Come abbiamo visto, i punti di forza del patrimonio artistico sono la basilica, il battistero e l’antica chiesa di S. Maria delle Grazie. Questi edifici, assieme ai resti di altri antichi edifici sacri, creano una connessione ideale e storica tra Grado e la potenza di Aquileia che qui, in questo lembo sicuro dai pericoli, prosperò. Da visitare il lapidario attiguo alla basilica, contenente un ricchissimo patrimonio artistico e monumentale con reperti archeologici romani, tardo-antichi e altomedievali.
Grado non sarebbe tale, non affascinerebbe con la sua magia, senza l’isola di Barbana. Si tratta di una delle isole più grandi fra il centinaio che costellano la laguna. La si scorge subito, con la candida mole del Santuario, percorrendo la strada che porta in città e fende col suo terrapieno la laguna: delinea la “palù de sora” e “la palù de soto”, un ambiente reso vitale dal ricambio delle acque del mare che, penetrando da cinque bocche, fa affiorare e sommergere ritmicamente gli isolotti di sabbia e barene.
Si arriva a Barbana con le imbarcazioni, pubbliche o private, ed è un breve viaggio suggestivo nella laguna. L’isolotto ha un fascino crepuscolare, sembra l’ultimo rifugio di una spiritualità messa in crisi dal consumismo sfrenato degli alberghi e ristoranti della città. Ne ho già parlato qualche tempo fa, ho scritto approfonditamente di questo Santuario e dei suoi coraggiosi frati che non l’hanno mai abbandonato.
Grado, però, non prescinde dalla sua particolare gastronomia e dalle terme rinomate e conosciute a livello internazionale: infatti rimangono ancora i motivi principali del suo fiorente turismo. Il centro è un regno pedonale incontrastato, quindi sulle calli e i campielli della Città Vecchia si affacciano raffinati negozi, enoteche e moltissimi ristoranti. Si trovano tavolini ben imbanditi e curati sotto le pergole di glicine e vite americana, all’interno di graziosi cortili con giardini curatissimi. La cucina tradizionale la fa da padrona, con i piatti di pesce tipici dell’isola.
Le trattorie si trovano anche in un altro ambiente di grande fascino, ovvero lungo il porto canale, dove attraccano le barche col pescato. Il piatto gradese per eccellenza è il “brodetto”, boréto, una saporita zuppa di pesce, poi ricchi piatti di pasta con i frutti di mare e secondi di ogni tipo.
Le terme marine sono molto frequentate da coloro che vogliono risolvere grandi o piccoli problemi di salute, ma anche per rimettersi in forma dopo un anno di lavoro.

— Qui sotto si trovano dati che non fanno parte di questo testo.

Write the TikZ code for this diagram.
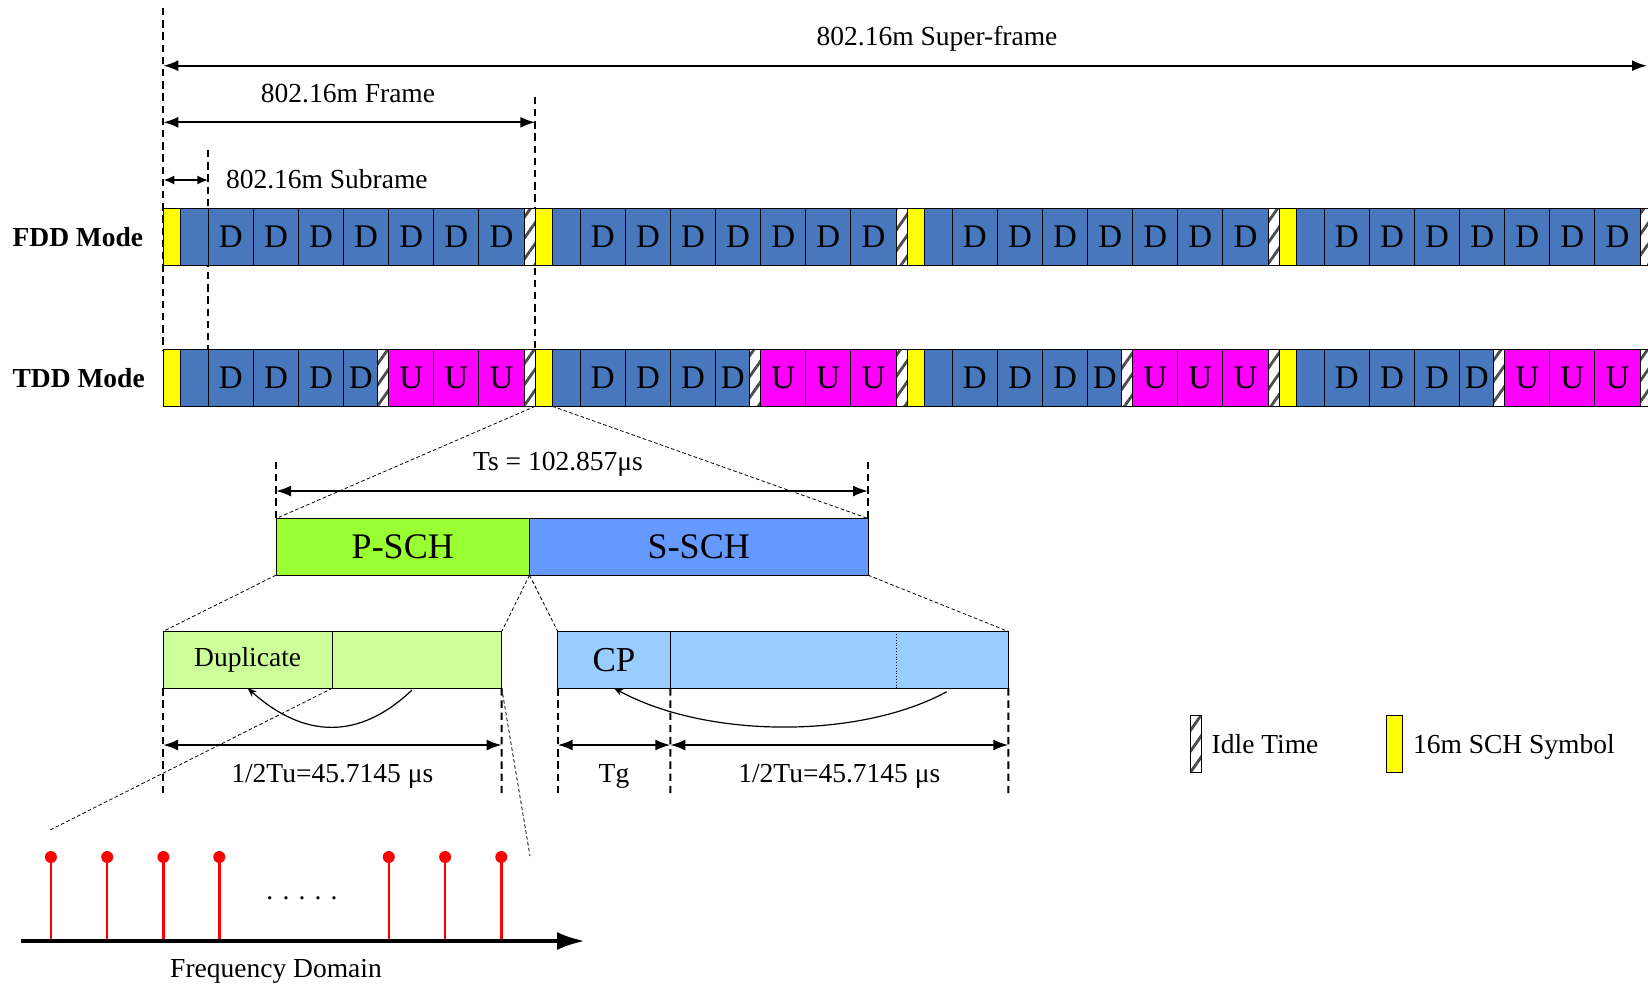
\documentclass[tikz,border=0pt]{standalone}
\usepackage{fontspec}
\setmainfont{Liberation Serif}
\usetikzlibrary{arrows.meta,patterns.meta,positioning,calc}

\definecolor{dlblue}{RGB}{71,120,190}
\definecolor{ulmag}{RGB}{255,0,255}
\definecolor{schyel}{RGB}{255,255,0}
\definecolor{pgreen}{RGB}{153,255,51}
\definecolor{sblue}{RGB}{102,153,255}
\definecolor{dupgreen}{RGB}{204,255,153}
\definecolor{cpblue}{RGB}{153,204,255}

\newcommand\px{0.5pt}
\pgfdeclarelayer{bg}
\pgfsetlayers{bg,main}

\begin{document}
\begin{tikzpicture}[
    x=0.5pt, y=-0.5pt,
    every node/.style={inner sep=0pt, outer sep=0pt, font=\fontsize{13.75}{16}\selectfont},
    slot/.style={draw=black, line width=0.5pt, minimum height=56.5*\px, anchor=west},
    dcell/.style={slot, fill=dlblue, minimum width=45.1*\px, font=\fontsize{16.5}{18}\selectfont},
    ucell/.style={dcell, fill=ulmag},
    blank/.style={slot, fill=dlblue, minimum width=28*\px},
    sch/.style={slot, fill=schyel, minimum width=17*\px},
    idle/.style={slot, minimum width=11.3*\px, preaction={fill=white},
        pattern={Lines[angle=55,distance=6pt,line width=1.4pt]}, pattern color=black!70},
    modelbl/.style={anchor=west, font=\fontsize{13.75}{16}\selectfont\bfseries},
    symbox/.style={draw=black, line width=0.5pt, minimum height=56.7*\px, anchor=west, font=\fontsize{18}{20}\selectfont},
    guide/.style={line width=1pt, dash pattern=on 3.7pt off 2.4pt},
    zoomline/.style={line width=0.4pt, dash pattern=on 1.8pt off 1.2pt},
    dim/.style={line width=1pt, {Latex[length=7.5pt,width=5.5pt]}-{Latex[length=7.5pt,width=5.5pt]}},
    copyarrow/.style={line width=0.6pt, -{Stealth[length=4.5pt,width=3.5pt]}},
    stem/.style={red, line width=1.2pt},
    stemdot/.style={circle, fill=red, minimum size=12*\px}
  ]
  \useasboundingbox (0,0) rectangle (1648,987);

  % frames of both modes
  \foreach \f in {0,...,3}{
    \pgfmathsetmacro\X{163.3+372*\f}
    % FDD
    \node[sch] (fs\f) at (\X,237) {};
    \node[blank] (fb\f) at (\X+17,237) {};
    \foreach \k in {0,...,6}
      \node[dcell] (fd\f\k) at (\X+45+45.1*\k,237) {D};
    \node[idle] (fi\f) at (\X+360.7,237) {};
    % TDD
    \node[sch] (ts\f) at (\X,378) {};
    \node[blank] (tb\f) at (\X+17,378) {};
    \foreach \k in {0,1,2}
      \node[dcell] (td\f\k) at (\X+45+45.1*\k,378) {D};
    \node[dcell, minimum width=34.2*\px] (td\f3) at (\X+180.3,378) {D};
    \node[idle] (tm\f) at (\X+214.5,378) {};
    \foreach \k in {4,5,6}
      \node[ucell] (tu\f\k) at (\X+45+45.1*\k,378) {U};
    \node[idle] (ti\f) at (\X+360.7,378) {};
  }

  \node[modelbl] (fddlbl) at (12.6,237) {FDD Mode};
  \node[modelbl] (tddlbl) at (12.6,378) {TDD Mode};

  % super-frame, frame, subframe
  \coordinate (sfTop) at (163.3,8);
  \coordinate (frTop) at (535.3,96.7);
  \coordinate (subTop) at (208.3,150);
  \begin{pgfonlayer}{bg}
    \draw[guide] (sfTop) -- (ts0.north west);
    \draw[guide] (subTop) -- (tb0.north east);
    \draw[guide] (frTop) -- (ts1.north west);
  \end{pgfonlayer}

  \coordinate (sfL) at (163.3,65.7);
  \coordinate (sfR) at (1647,65.7);
  \coordinate (frL) at (163.3,122.3);
  \coordinate (frR) at (535.3,122.3);
  \coordinate (subL) at (163.3,180);
  \coordinate (subR) at (208.3,180);
  \draw[dim] (sfL) -- (sfR);
  \draw[dim] (frL) -- (frR);
  \draw[dim, {Latex[length=5.5pt,width=4.5pt]}-{Latex[length=5.5pt,width=4.5pt]}] (subL) -- (subR);

  \node[anchor=base] (sftxt) at (937,45) {802.16m Super-frame};
  \node[anchor=base] (frtxt) at (348,102) {802.16m Frame};
  \node[anchor=base west] (subtxt) at (226,188) {802.16m Subrame};

  % SCH symbol
  \node[symbox, fill=pgreen, minimum width=253.5*\px] (psch) at (276,546.8) {P-SCH};
  \node[symbox, fill=sblue, minimum width=338.5*\px, right=0pt of psch] (ssch) {S-SCH};

  \coordinate (tsL) at (276,461.7);
  \coordinate (tsR) at (868,461.7);
  \draw[guide] (tsL) -- (psch.north west);
  \draw[guide] (tsR) -- (ssch.north east);
  \coordinate (tsaL) at (276,491);
  \coordinate (tsaR) at (868,491);
  \draw[dim] (tsaL) -- (tsaR);
  \node[anchor=base] (tstxt) at (558,470.5) {Ts = 102.857μs};

  \draw[zoomline] (ts1.south west) -- (psch.north west);
  \draw[zoomline] (ts1.south east) -- (ssch.north east);

  % P-SCH and S-SCH in time
  \node[symbox, fill=dupgreen, minimum width=169.3*\px, font=\fontsize{13.75}{16}\selectfont] (dup1) at (163,659.8) {Duplicate};
  \node[symbox, fill=dupgreen, minimum width=169.4*\px, right=0pt of dup1] (dup2) {};
  \node[symbox, fill=cpblue, minimum width=112.6*\px, font=\fontsize{17.5}{20}\selectfont] (cp) at (557.7,659.8) {CP};
  \node[symbox, fill=cpblue, minimum width=338*\px, right=0pt of cp] (cpbody) {};
  \draw[densely dotted, line width=0.4pt] ($(cpbody.north west)!0.668!(cpbody.north east)$)
    -- ($(cpbody.south west)!0.668!(cpbody.south east)$);

  \draw[zoomline] (psch.south west) -- (dup1.north west);
  \draw[zoomline] (psch.south east) -- (dup2.north east);
  \draw[zoomline] (psch.south east) -- (cp.north west);
  \draw[zoomline] (ssch.south east) -- (cpbody.north east);

  \coordinate (g1) at (163,795);
  \coordinate (g2) at (501.7,795);
  \coordinate (g3) at (557.7,795);
  \coordinate (g4) at (670.3,795);
  \coordinate (g5) at (1008.3,795);
  \draw[guide] (dup1.south west) -- (g1);
  \draw[guide] (dup2.south east) -- (g2);
  \draw[guide] (cp.south west) -- (g3);
  \draw[guide] (cp.south east) -- (g4);
  \draw[guide] (cpbody.south east) -- (g5);

  \coordinate (d1L) at (163,745);
  \coordinate (d1R) at (501.7,745);
  \coordinate (d2L) at (557.7,745);
  \coordinate (d2R) at (670.3,745);
  \coordinate (d3L) at (670.3,745);
  \coordinate (d3R) at (1008.3,745);
  \draw[dim] (d1L) -- (d1R);
  \draw[dim] (d2L) -- (d2R);
  \draw[dim] (d3L) -- (d3R);

  \node[anchor=base] (tuLtxt) at (332.3,782.7) {1/2Tu=45.7145 μs};
  \node[anchor=base] (tgtxt) at (614,782.7) {Tg};
  \node[anchor=base] (tuRtxt) at (839.3,782.7) {1/2Tu=45.7145 μs};

  \coordinate (cs1) at (412,690);
  \draw[copyarrow] (cs1) .. controls (360,739.5) and (305,739.5) .. (dup1.south);
  \coordinate (cs2) at (946.7,691.7);
  \draw[copyarrow] (cs2) .. controls (860,739) and (707,739) .. (cp.south);

  % frequency domain
  \coordinate (axL) at (21,941);
  \coordinate (axR) at (585,941);
  \foreach \sx [count=\i] in {50.9,107.2,163.4,219.3,388.8,445.1,501.3}{
    \coordinate (sb\i) at (\sx,941);
    \node[stemdot] (sd\i) at (\sx,857) {};
    \draw[stem] (sb\i) -- (sd\i.center);
  }
  \draw[line width=2pt, -{Latex[length=14pt,width=9pt]}] (axL) -- (axR);
  \node[anchor=base] (dots) at (302,899) {. . . . .};
  \node[anchor=base] (fdtxt) at (276,977) {Frequency Domain};

  \coordinate (fzL) at (50,830);
  \coordinate (fzR) at (530,856);
  \draw[zoomline] (dup1.south east) -- (fzL);
  \draw[zoomline] (dup2.south east) -- (fzR);

  % legend
  \node[idle, minimum height=56.7*\px, minimum width=11.7*\px] (lgidle) at (1190,744.3) {};
  \node[anchor=base west] (lgidletxt) at (1211.7,753.3) {Idle Time};
  \node[sch, minimum height=56.7*\px, minimum width=16.7*\px] (lgsch) at (1386,744.3) {};
  \node[anchor=base west] (lgschtxt) at (1413,753.3) {16m SCH Symbol};
\end{tikzpicture}
\end{document}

Lo stabilimento è una struttura modernissima (appena restaurata), dove – seguiti da professionisti e medici – si possono effettuare bagni caldi ozonizzati di acqua di mare, terapie in movimento in acqua, idromassaggi. Vi sono le terapie basate sul vapore, per le malattie reumatiche e tutta una serie di inalazioni di aerosol per le vie respiratorie. L’acqua marina di Grado è ricca di minerali, bromo e iodio compresi: grazie a queste peculiarità, viene utilizzata per la balneoterapia ozonizzata (per artrosi, artriti, nevriti, gotte). Acqua, sole, sabbia (si fanno anche le sabbiature) e le terme di talassoterapia: Grado offre cure e benessere a tutti i generi di persone, compresi gli sportivi professionisti che la frequentano abitualmente.
Grado presenta molteplici interessi: il vecchio borgo di calli e campielli, le spiagge di cui si sfruttano anche le proprietà terapeutiche, la suggestiva laguna dalle numerose isolette e le terme marine, autentico centro di benessere e salute per ogni età. Una vacanza a misura d’uomo, elegante ma anche adatta a molte attività sportive, l’isola del sole vi aspetta con la sua magia.